The PepsiCo, Kraft Heinz, and Amazon cases establish important precedent: packaging strategies are now considered material to business performance, not operational details. This means retail executives can expect similar scrutiny, especially for private label programs where retailers control every packaging decision.

We're already seeing early signs with our retail clients. ESG-focused pension funds are asking detailed questions about packaging sustainability during investor meetings. What was once a "nice to have" sustainability initiative is becoming a "must have" board-level priority.

What We're Seeing Across Retail

The response among retailers has been telling, and we're seeing three distinct approaches:

The Proactive (About 15%): These retailers saw ESG pressure building and began sustainability transitions years ago. They're using upcoming shareholder scrutiny as validation for investments they'd already made. Their sustainability stories are ready for investor presentations.

The Reactive (About 70%): Most retailers are scrambling to develop sustainability narratives and packaging roadmaps. They're realizing that consumers caring about sustainability is different from investors requiring it. The stakes just got much higher.

The Unprepared (About 15%): Some retailers still treat sustainability as marketing department territory. They're about to discover that investor-grade sustainability requirements are completely different from consumer-facing messaging.

Our Take: This Is About Risk Management, Not Marketing

Here's what retailers need to understand about the shift from consumer sustainability to investor sustainability:

Investors want data, not stories. Consumer sustainability focuses on messaging and positioning. Investor sustainability requires auditable metrics, reduction targets, and progress tracking. The retailers with data infrastructure in place have significant advantages over those trying to build measurement systems under pressure.

Packaging is the easiest target. ESG activists choose packaging because it's visible, measurable, and directly controllable by companies. Unlike climate change or social issues, packaging sustainability has clear metrics and shorter timelines for improvement.

Private label programs are low-hanging fruit.
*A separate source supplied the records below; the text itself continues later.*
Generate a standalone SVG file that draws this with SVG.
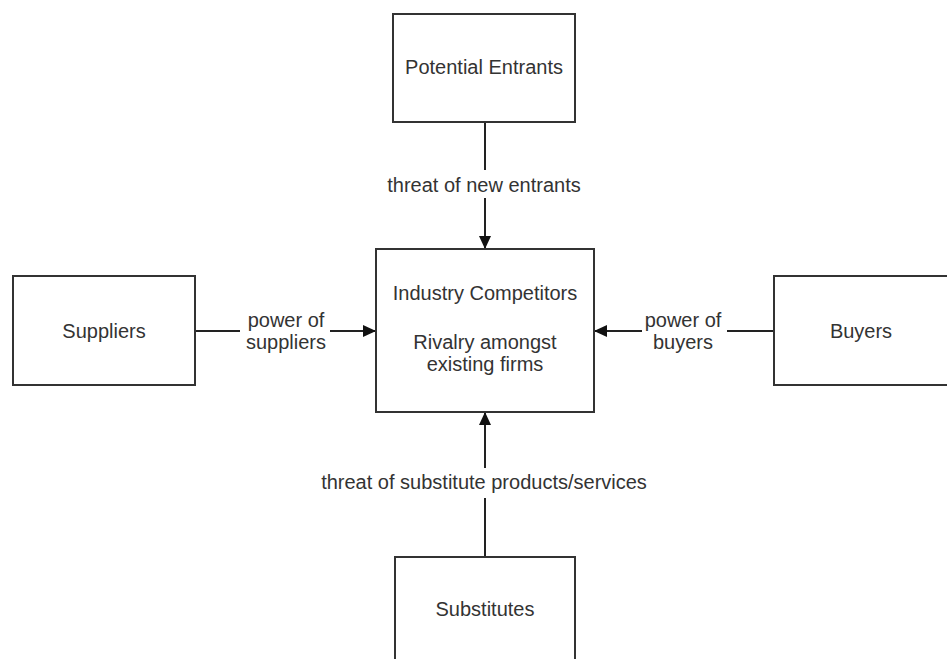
<svg xmlns="http://www.w3.org/2000/svg" width="947" height="659" viewBox="0 0 947 659">
<style>
.box{fill:#fff;stroke:#333;stroke-width:2}
.lbl{font-family:"Liberation Sans",Arial,sans-serif;font-size:20px;fill:#333;text-anchor:middle}
.con{fill:none;stroke:#222;stroke-width:2}
</style>
<defs>
<marker id="arr" markerUnits="userSpaceOnUse" markerWidth="13" markerHeight="12" refX="13" refY="6" orient="auto">
<path d="M0,0 L13,6 L0,12 z" fill="#111"/>
</marker>
</defs>
<rect width="947" height="659" fill="#fff"/>
<g id="connectors">
<path class="con" d="M485,122 L485,170 M485,198 L485,249" marker-end="url(#arr)"/>
<path class="con" d="M195,331 L240,331 M330,331 L376,331" marker-end="url(#arr)"/>
<path class="con" d="M774,331 L727,331 M642,331 L594,331" marker-end="url(#arr)"/>
<path class="con" d="M485,557 L485,498 M485,468 L485,412" marker-end="url(#arr)"/>
<text class="lbl" x="484" y="192">threat of new entrants</text>
<text class="lbl" x="286" y="327">power of</text>
<text class="lbl" x="286" y="349">suppliers</text>
<text class="lbl" x="683" y="327">power of</text>
<text class="lbl" x="683" y="349">buyers</text>
<text class="lbl" x="484" y="489">threat of substitute products/services</text>
</g>
<g id="potential-entrants">
<rect class="box" x="393" y="14" width="182" height="108"/>
<text class="lbl" x="484" y="74">Potential Entrants</text>
</g>
<g id="industry-competitors">
<rect class="box" x="376" y="249" width="218" height="163"/>
<text class="lbl" x="485" y="300">Industry Competitors</text>
<text class="lbl" x="485" y="349">Rivalry amongst</text>
<text class="lbl" x="485" y="371">existing firms</text>
</g>
<g id="suppliers">
<rect class="box" x="13" y="276" width="182" height="109"/>
<text class="lbl" x="104" y="338">Suppliers</text>
</g>
<g id="buyers">
<rect class="box" x="774" y="276" width="200" height="109"/>
<text class="lbl" x="861" y="338">Buyers</text>
</g>
<g id="substitutes">
<rect class="box" x="395" y="557" width="180" height="120"/>
<text class="lbl" x="485" y="616">Substitutes</text>
</g>
</svg>
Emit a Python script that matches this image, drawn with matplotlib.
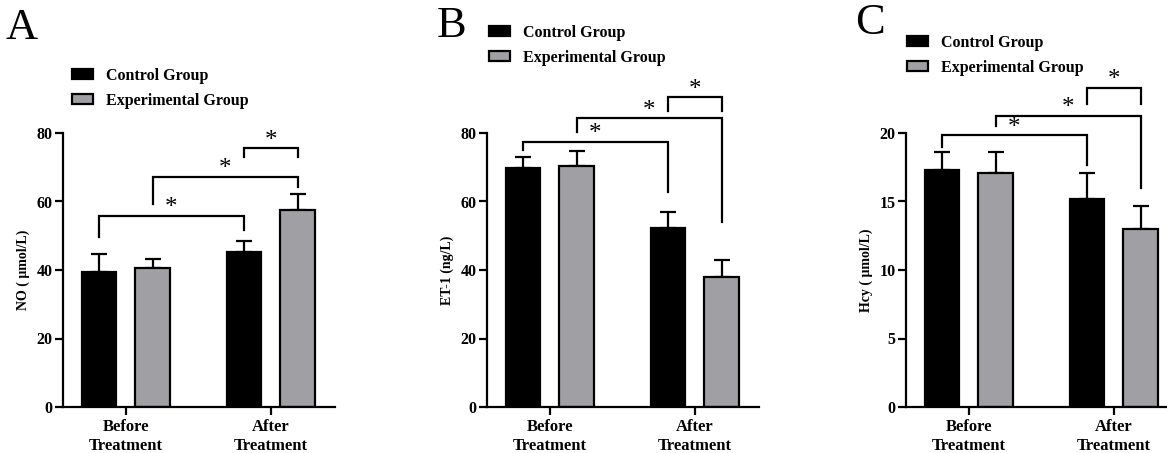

National brands can argue they're "working with suppliers" or "industry collaboration is needed." Retailers control private label packaging decisions completely, making them easier targets for activist pressure.
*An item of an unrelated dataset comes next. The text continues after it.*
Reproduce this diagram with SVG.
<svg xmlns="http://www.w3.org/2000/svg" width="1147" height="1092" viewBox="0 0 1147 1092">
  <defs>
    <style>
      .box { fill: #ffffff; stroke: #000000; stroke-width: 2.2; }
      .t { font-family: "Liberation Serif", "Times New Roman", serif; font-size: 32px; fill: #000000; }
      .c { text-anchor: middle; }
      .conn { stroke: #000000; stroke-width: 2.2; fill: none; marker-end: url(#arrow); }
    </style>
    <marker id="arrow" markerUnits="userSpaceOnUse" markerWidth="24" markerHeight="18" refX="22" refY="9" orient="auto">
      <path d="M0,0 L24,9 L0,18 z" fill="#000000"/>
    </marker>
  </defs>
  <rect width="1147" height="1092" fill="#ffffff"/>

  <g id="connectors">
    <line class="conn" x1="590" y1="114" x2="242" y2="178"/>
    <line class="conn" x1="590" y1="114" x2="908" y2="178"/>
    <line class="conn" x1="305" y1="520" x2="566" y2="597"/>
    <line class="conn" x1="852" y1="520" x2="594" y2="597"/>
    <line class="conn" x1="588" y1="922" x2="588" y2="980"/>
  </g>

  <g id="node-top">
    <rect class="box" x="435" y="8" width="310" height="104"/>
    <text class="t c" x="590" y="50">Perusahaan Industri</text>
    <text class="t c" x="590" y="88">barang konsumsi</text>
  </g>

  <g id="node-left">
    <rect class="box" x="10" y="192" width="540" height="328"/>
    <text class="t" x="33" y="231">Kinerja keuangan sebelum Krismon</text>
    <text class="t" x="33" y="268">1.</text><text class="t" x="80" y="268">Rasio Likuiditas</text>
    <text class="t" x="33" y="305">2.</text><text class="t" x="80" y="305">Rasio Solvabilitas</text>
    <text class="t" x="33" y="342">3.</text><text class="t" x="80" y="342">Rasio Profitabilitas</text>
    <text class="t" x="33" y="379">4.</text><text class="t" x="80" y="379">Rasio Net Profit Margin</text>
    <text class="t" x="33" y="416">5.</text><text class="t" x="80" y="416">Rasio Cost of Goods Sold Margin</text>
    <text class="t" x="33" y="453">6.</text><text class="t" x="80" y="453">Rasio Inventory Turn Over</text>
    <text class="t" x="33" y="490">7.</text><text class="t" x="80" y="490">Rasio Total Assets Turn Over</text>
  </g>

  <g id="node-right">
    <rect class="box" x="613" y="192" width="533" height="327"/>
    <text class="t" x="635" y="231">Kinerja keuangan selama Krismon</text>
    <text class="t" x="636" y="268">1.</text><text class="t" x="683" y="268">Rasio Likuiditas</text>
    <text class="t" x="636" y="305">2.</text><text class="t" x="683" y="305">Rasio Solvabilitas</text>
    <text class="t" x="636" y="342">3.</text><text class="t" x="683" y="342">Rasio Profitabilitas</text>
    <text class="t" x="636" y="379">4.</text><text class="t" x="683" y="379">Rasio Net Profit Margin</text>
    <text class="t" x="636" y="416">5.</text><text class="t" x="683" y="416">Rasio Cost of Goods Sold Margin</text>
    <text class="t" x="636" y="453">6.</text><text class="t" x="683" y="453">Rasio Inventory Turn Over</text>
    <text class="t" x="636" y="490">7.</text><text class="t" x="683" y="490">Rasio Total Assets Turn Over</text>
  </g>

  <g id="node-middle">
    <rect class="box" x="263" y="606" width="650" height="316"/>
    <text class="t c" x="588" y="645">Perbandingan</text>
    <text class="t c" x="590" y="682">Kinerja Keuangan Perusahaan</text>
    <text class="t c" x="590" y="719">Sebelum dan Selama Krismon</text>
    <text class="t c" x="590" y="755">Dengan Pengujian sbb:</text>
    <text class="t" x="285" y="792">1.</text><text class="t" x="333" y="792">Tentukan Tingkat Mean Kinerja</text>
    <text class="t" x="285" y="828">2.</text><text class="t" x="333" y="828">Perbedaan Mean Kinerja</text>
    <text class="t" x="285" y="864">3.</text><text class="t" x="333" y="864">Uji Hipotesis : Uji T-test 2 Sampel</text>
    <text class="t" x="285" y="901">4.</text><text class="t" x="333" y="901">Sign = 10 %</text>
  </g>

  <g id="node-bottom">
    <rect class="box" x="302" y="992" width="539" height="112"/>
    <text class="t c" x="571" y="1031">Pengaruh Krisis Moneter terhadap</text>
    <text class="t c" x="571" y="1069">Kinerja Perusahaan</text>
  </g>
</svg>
Extended Producer Responsibility (EPR) laws create financial risk. Beyond investor pressure, new EPR legislation makes non-recyclable packaging directly expensive through fee structures. This transforms sustainability from reputation issue to margin impact.
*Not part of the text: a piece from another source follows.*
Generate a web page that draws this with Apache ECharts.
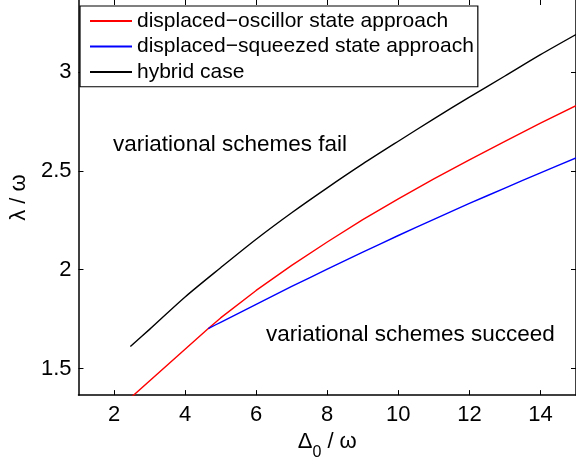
<!DOCTYPE html>
<html>
<head>
<meta charset="utf-8">
<script src="https://cdn.jsdelivr.net/npm/echarts@6/dist/echarts.min.js"></script>
<style>
html,body{margin:0;padding:0;background:#fff;}
#c{width:576px;height:466px;}
</style>
</head>
<body>
<div id="c"></div>
<script>
// ---- data ----
const xTicks = [2, 4, 6, 8, 10, 12, 14];
const yTicks = [1.5, 2, 2.5, 3];

const oscX = [2.5, 4.653, 5, 6, 7, 8, 9, 10, 11, 12, 13, 14, 15];
const oscY = [1.357, 1.702, 1.756, 1.895, 2.022, 2.140, 2.253, 2.358, 2.459, 2.556, 2.649, 2.741, 2.830];

const sqzX = [4.653, 5, 6, 7, 8, 9, 10, 11, 12, 13, 14, 15];
const sqzY = [1.702, 1.734, 1.825, 1.915, 2.003, 2.089, 2.173, 2.255, 2.335, 2.413, 2.490, 2.565];

const hybX = [2.46, 3, 4, 5, 6, 7, 8, 9, 10, 11, 12, 13, 14, 15];
const hybY = [1.611, 1.698, 1.862, 2.010, 2.154, 2.288, 2.414, 2.535, 2.650, 2.763, 2.873, 2.980, 3.088, 3.190];

const seriesNames = ['displaced\u2212oscillor state approach', 'displaced\u2212squeezed state approach', 'hybrid case'];
const noteFail = { text: 'variational schemes fail', x: 1.96, y: 2.631 };
const noteOk = { text: 'variational schemes succeed', x: 6.26, y: 1.669 };

// ---- chart ----
const FONT = '"Liberation Sans", Arial, Helvetica, sans-serif';
const zip = (xs, ys) => xs.map((x, i) => [x, ys[i]]);
const chart = echarts.init(document.getElementById('c'), null, { renderer: 'canvas' });

const axisCommon = {
  type: 'value',
  splitLine: { show: false },
  axisLine: { show: true, lineStyle: { color: '#000', width: 1.5 } },
  axisTick: { show: true, inside: true, length: 5, lineStyle: { color: '#000', width: 1 } }
};

const noteSeries = (n) => ({
  type: 'scatter',
  data: [[n.x, n.y]],
  symbolSize: 1,
  itemStyle: { color: 'rgba(0,0,0,0)' },
  silent: true,
  z: 5,
  label: {
    show: true, position: 'right', distance: 0, formatter: n.text,
    color: '#000', opacity: 1, fontSize: 22.5, fontFamily: FONT
  }
});

chart.setOption({
  animation: false,
  backgroundColor: '#fff',
  grid: { left: 73, right: -2.5, top: -1, bottom: 65, containLabel: false },
  xAxis: [
    Object.assign({}, axisCommon, {
      position: 'bottom', min: 1, max: 15,
      axisTick: Object.assign({}, axisCommon.axisTick, { customValues: xTicks }),
      axisLabel: { customValues: xTicks, color: '#000', fontSize: 22, fontFamily: FONT, margin: 9 },
      name: '{a|\u0394}{s|0}{a| / \u03c9}',
      nameLocation: 'middle', nameGap: 27,
      nameTextStyle: {
        color: '#000', fontFamily: FONT,
        rich: {
          a: { fontSize: 22, fontFamily: FONT, color: '#000', verticalAlign: 'top', lineHeight: 24 },
          s: { fontSize: 16, fontFamily: FONT, color: '#000', verticalAlign: 'bottom', lineHeight: 30 }
        }
      }
    }),
    Object.assign({}, axisCommon, {
      position: 'top', min: 1, max: 15,
      axisLine: { show: false },
      axisTick: Object.assign({}, axisCommon.axisTick, { customValues: xTicks }),
      axisLabel: { show: false }
    })
  ],
  yAxis: [
    Object.assign({}, axisCommon, {
      position: 'left', min: 1.3655, max: 3.3645,
      axisTick: Object.assign({}, axisCommon.axisTick, { customValues: yTicks }),
      axisLabel: { customValues: yTicks, color: '#000', fontSize: 22, fontFamily: FONT, margin: 7 },
      name: '\u03bb / \u03c9',
      nameLocation: 'middle', nameGap: 48, nameRotate: 90,
      nameTextStyle: { color: '#000', fontSize: 22, fontFamily: FONT }
    }),
    Object.assign({}, axisCommon, {
      position: 'right', min: 1.3655, max: 3.3645,
      axisTick: Object.assign({}, axisCommon.axisTick, { customValues: yTicks }),
      axisLabel: { show: false }
    })
  ],
  legend: {
    data: seriesNames,
    orient: 'vertical', left: 80, top: 6,
    padding: [2.25, 4, 2, 9], itemGap: 0, itemWidth: 42, itemHeight: 14,
    itemStyle: { opacity: 0 },
    borderColor: '#000', borderWidth: 1.2, backgroundColor: '#fff', borderRadius: 0,
    textStyle: { color: '#000', fontSize: 21, fontFamily: FONT, lineHeight: 25.5 }
  },
  series: [
    { name: seriesNames[0], type: 'line', data: zip(oscX, oscY), symbol: 'none', clip: true,
      lineStyle: { color: '#ff0000', width: 1.4 }, itemStyle: { color: '#ff0000' } },
    { name: seriesNames[1], type: 'line', data: zip(sqzX, sqzY), symbol: 'none', clip: true, smooth: 0.3,
      lineStyle: { color: '#0000ff', width: 1.4 }, itemStyle: { color: '#0000ff' } },
    { name: seriesNames[2], type: 'line', data: zip(hybX, hybY), symbol: 'none', clip: true, smooth: 0.3,
      lineStyle: { color: '#000000', width: 1.4 }, itemStyle: { color: '#000000' } },
    noteSeries(noteFail),
    noteSeries(noteOk)
  ]
});
</script>
</body>
</html>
Strategic Response Framework

Based on our work with retailers preparing for ESG scrutiny, here's what actually works:

Get ahead of data requests. Investors will ask for specific metrics: total plastic tonnage, recyclability percentages by category, post-consumer recycled content usage, and reduction targets with timelines. Having this data ready prevents defensive positioning during investor meetings.

Focus on mono-material solutions. Multi-layer packaging and complex laminates are impossible to defend to sustainability-focused investors. Mono-material alternatives might cost more initially but eliminate regulatory and reputational risk.

Build supplier partnerships, not just requirements. Retailers demanding sustainable packaging from suppliers without collaboration create adversarial relationships. The successful approaches involve joint investment in sustainable solutions and shared risk-taking.

Prepare for cost impacts. Sustainable packaging typically costs 15-30% more than conventional alternatives. The retailers building cost models and pricing strategies before pressure intensifies maintain better margins than those making reactive changes.

Board-Level Action Items

If your board hasn't addressed packaging sustainability systematically, here's the immediate agenda:

Week 1-2: Risk Assessment
Audit private label packaging across your portfolio. Identify non-recyclable materials, quantify volumes, and assess potential EPR fee exposure. This becomes baseline data for investor discussions.

Week 3-4: Supplier Engagement
Meet with packaging suppliers to understand sustainable alternatives, cost implications, and timeline requirements. Don't wait for suppliers to propose solutions—drive the conversation based on your timeline needs.

Month 2: Pilot Programs
Launch limited trials of sustainable packaging alternatives in categories with highest volume or visibility. Test consumer acceptance and operational feasibility before committing to portfolio-wide changes.

Month 3: Investor Communication Strategy
Develop sustainability narrative and metrics that address likely investor questions. Focus on specific commitments with timelines rather than general intentions.

What's Coming Next

The packaging focus is just the beginning of deeper ESG scrutiny for retailers:

Supply chain transparency requirements for labor and environmental practices Scope 3 emissions accountability for entire product lifecycles
Social equity metrics for supplier diversity and community impact Governance standards for ESG decision-making and board oversight

The retailers building systematic ESG capabilities rather than addressing single issues will be better positioned for ongoing investor pressure.

The Real Question: Preparation vs. Reaction

Most retailers are asking "How do we respond to sustainability pressure?" The better question is "How do we use sustainability requirements to strengthen our competitive position?"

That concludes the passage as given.